Friday, September 25, 2015

Making a Positive Change for Ourselves in Kekoldi by Jessica Kenny

            “Caminamos hasta arriba como 45 minutos y después empezamos a filosofar…” Sebastián (seen above) had me hooked from his first words, standing at the base of our hike up to his home and research lodge in the Bribri indigenous territory of Kèkoldi.  Over the next three days, his teachings on ethnobotany, bioprospecting, and the development and status of the indigenous peoples of Costa Rica sure left me thinking about human life in all the frameworks of power, gender, race, economics and spirituality that a Development Studies nerd cannot avoid. His most important message was one I heard again and again in Spanish, and am still not sure if I understood it, either because of the language barrier or because it was intentionally ambiguous: “espero hacer un cambio positivo para nosotros.” Or I hope to make a positive change for ourselves. Did he mean that he hopes to inspire us to become more conscientious human beings who use natural resources more sustainably?
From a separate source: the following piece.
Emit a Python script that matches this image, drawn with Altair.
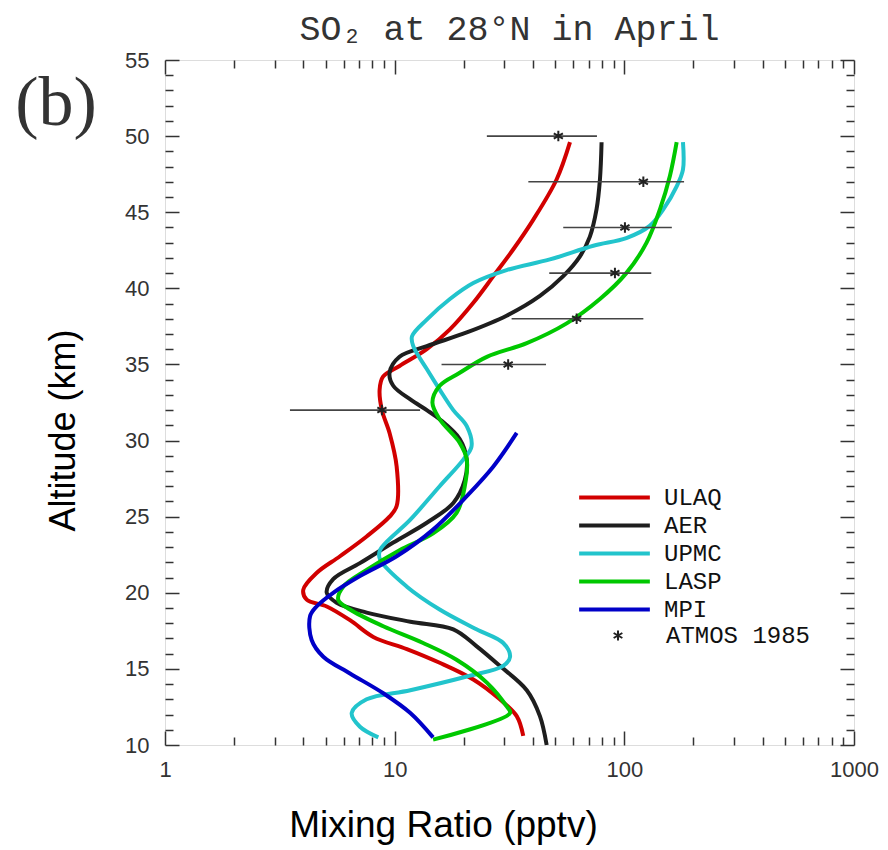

Or did “ourselves” refer to the indigenous, and he hoped that the intersection of scientific research with their Traditional Ecological Knowledge would bring benefits and prosperity to the Bribri?
            Probably both. The entrepreneurial, sensitive and highly quotable Sebastián has said that the indigenous community itself has not profited from the relationship with bird-watchers and bioprospectors, because “los indígenas no son de eso.” But the important benefit in his eyes is the generation of new interest in science. This view, as he mentioned, is not uncontroversial in his community – as evidenced by the defacing we saw on the wooden columns of the bird-watching tower. As we discussed in our Journal Club, it is a sensitive topic among social scientists whether bioprospecting is the magic bullet for sustainable development in biodiversity rich settings. Besides the challenge of negotiating agreements that justly compensate indigenous peoples for their intellectual property and guarantee sustainable harvesting, symbolically, bioprospecting continues to be done as more of an intrusion than an exchange. Oftentimes scientists are interpreted as the legitimizers of the biochemical aspects of traditional ecological knowledge in a manner that defaces the cultural, rather than give the indigenous voice to leverage their power in the constant battle to reclaim land and resources that were rightfully theirs from the beginning.

“As per usual,” Sebastián jokes, “lawyers are the biggest difficulty.” He says that only about 30% of the government-designated Bribri territory is in indigenous hands – an issue they have been fighting since at least 1996, when their borders were revised to exclude the coastline. Litigation is expensive and doesn’t seem to get anywhere. Meanwhile the Bribri are using small amounts of revenue from cacao, eco-tourism, and the government’s Pago por Servícios Ambientales program to buy back their land from farmers. This man for whom “el suelo es la madre y el bosque es la escuela” expresses his frustration over the land issue – “!Es un chiquitico infierno grande!”